Retype the material in full, keeping every word the same.

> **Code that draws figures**
------------------------------------------------------------------------
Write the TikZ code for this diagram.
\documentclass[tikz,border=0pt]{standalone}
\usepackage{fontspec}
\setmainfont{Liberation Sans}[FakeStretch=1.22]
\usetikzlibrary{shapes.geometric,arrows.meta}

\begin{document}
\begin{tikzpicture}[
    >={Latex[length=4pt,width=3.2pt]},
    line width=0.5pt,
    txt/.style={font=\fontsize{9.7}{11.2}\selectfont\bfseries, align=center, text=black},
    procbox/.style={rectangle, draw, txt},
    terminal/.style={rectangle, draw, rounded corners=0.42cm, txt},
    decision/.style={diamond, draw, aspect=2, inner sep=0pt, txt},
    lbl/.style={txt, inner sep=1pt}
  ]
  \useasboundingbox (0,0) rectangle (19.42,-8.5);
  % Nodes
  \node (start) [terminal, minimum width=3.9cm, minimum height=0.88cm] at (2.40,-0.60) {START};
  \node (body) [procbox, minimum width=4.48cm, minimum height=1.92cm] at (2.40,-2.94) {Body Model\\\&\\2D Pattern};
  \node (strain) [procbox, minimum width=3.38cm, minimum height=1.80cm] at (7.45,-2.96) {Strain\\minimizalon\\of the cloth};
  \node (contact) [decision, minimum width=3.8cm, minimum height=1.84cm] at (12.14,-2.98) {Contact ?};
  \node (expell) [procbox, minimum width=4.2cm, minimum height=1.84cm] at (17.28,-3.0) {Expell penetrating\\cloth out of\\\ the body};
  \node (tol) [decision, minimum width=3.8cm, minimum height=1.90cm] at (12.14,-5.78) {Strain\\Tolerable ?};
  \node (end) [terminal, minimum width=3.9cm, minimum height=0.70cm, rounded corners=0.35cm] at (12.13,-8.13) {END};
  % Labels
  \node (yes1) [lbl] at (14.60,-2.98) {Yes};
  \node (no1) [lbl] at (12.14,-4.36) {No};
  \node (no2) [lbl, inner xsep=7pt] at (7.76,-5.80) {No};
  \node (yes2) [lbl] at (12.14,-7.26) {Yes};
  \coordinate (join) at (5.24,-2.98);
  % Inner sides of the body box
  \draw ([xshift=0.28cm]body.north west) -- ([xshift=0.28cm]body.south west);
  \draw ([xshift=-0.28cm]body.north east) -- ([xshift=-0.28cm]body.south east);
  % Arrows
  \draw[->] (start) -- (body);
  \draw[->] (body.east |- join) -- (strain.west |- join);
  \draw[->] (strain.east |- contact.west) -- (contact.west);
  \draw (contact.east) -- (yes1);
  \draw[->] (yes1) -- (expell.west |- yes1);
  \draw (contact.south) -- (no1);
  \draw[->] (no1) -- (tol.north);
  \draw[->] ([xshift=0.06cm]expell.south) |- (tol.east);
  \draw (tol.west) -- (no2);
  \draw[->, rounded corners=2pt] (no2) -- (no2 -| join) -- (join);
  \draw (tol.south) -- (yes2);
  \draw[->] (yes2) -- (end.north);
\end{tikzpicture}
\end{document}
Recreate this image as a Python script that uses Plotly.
------------------------------------------------------------------------
> **Solution below**
Write the TikZ code for this diagram.
\documentclass[tikz,border=0pt]{standalone}
\usepackage{fontspec}
\setmainfont{Liberation Sans}[FakeStretch=1.22]
\usetikzlibrary{shapes.geometric,arrows.meta}

\begin{document}
\begin{tikzpicture}[
    >={Latex[length=4pt,width=3.2pt]},
    line width=0.5pt,
    txt/.style={font=\fontsize{9.7}{11.2}\selectfont\bfseries, align=center, text=black},
    procbox/.style={rectangle, draw, txt},
    terminal/.style={rectangle, draw, rounded corners=0.42cm, txt},
    decision/.style={diamond, draw, aspect=2, inner sep=0pt, txt},
    lbl/.style={txt, inner sep=1pt}
  ]
  \useasboundingbox (0,0) rectangle (19.42,-8.5);
  % Nodes
  \node (start) [terminal, minimum width=3.9cm, minimum height=0.88cm] at (2.40,-0.60) {START};
  \node (body) [procbox, minimum width=4.48cm, minimum height=1.92cm] at (2.40,-2.94) {Body Model\\\&\\2D Pattern};
  \node (strain) [procbox, minimum width=3.38cm, minimum height=1.80cm] at (7.45,-2.96) {Strain\\minimizalon\\of the cloth};
  \node (contact) [decision, minimum width=3.8cm, minimum height=1.84cm] at (12.14,-2.98) {Contact ?};
  \node (expell) [procbox, minimum width=4.2cm, minimum height=1.84cm] at (17.28,-3.0) {Expell penetrating\\cloth out of\\\ the body};
  \node (tol) [decision, minimum width=3.8cm, minimum height=1.90cm] at (12.14,-5.78) {Strain\\Tolerable ?};
  \node (end) [terminal, minimum width=3.9cm, minimum height=0.70cm, rounded corners=0.35cm] at (12.13,-8.13) {END};
  % Labels
  \node (yes1) [lbl] at (14.60,-2.98) {Yes};
  \node (no1) [lbl] at (12.14,-4.36) {No};
  \node (no2) [lbl, inner xsep=7pt] at (7.76,-5.80) {No};
  \node (yes2) [lbl] at (12.14,-7.26) {Yes};
  \coordinate (join) at (5.24,-2.98);
  % Inner sides of the body box
  \draw ([xshift=0.28cm]body.north west) -- ([xshift=0.28cm]body.south west);
  \draw ([xshift=-0.28cm]body.north east) -- ([xshift=-0.28cm]body.south east);
  % Arrows
  \draw[->] (start) -- (body);
  \draw[->] (body.east |- join) -- (strain.west |- join);
  \draw[->] (strain.east |- contact.west) -- (contact.west);
  \draw (contact.east) -- (yes1);
  \draw[->] (yes1) -- (expell.west |- yes1);
  \draw (contact.south) -- (no1);
  \draw[->] (no1) -- (tol.north);
  \draw[->] ([xshift=0.06cm]expell.south) |- (tol.east);
  \draw (tol.west) -- (no2);
  \draw[->, rounded corners=2pt] (no2) -- (no2 -| join) -- (join);
  \draw (tol.south) -- (yes2);
  \draw[->] (yes2) -- (end.north);
\end{tikzpicture}
\end{document}
Recreate this image as a Python script that uses Plotly.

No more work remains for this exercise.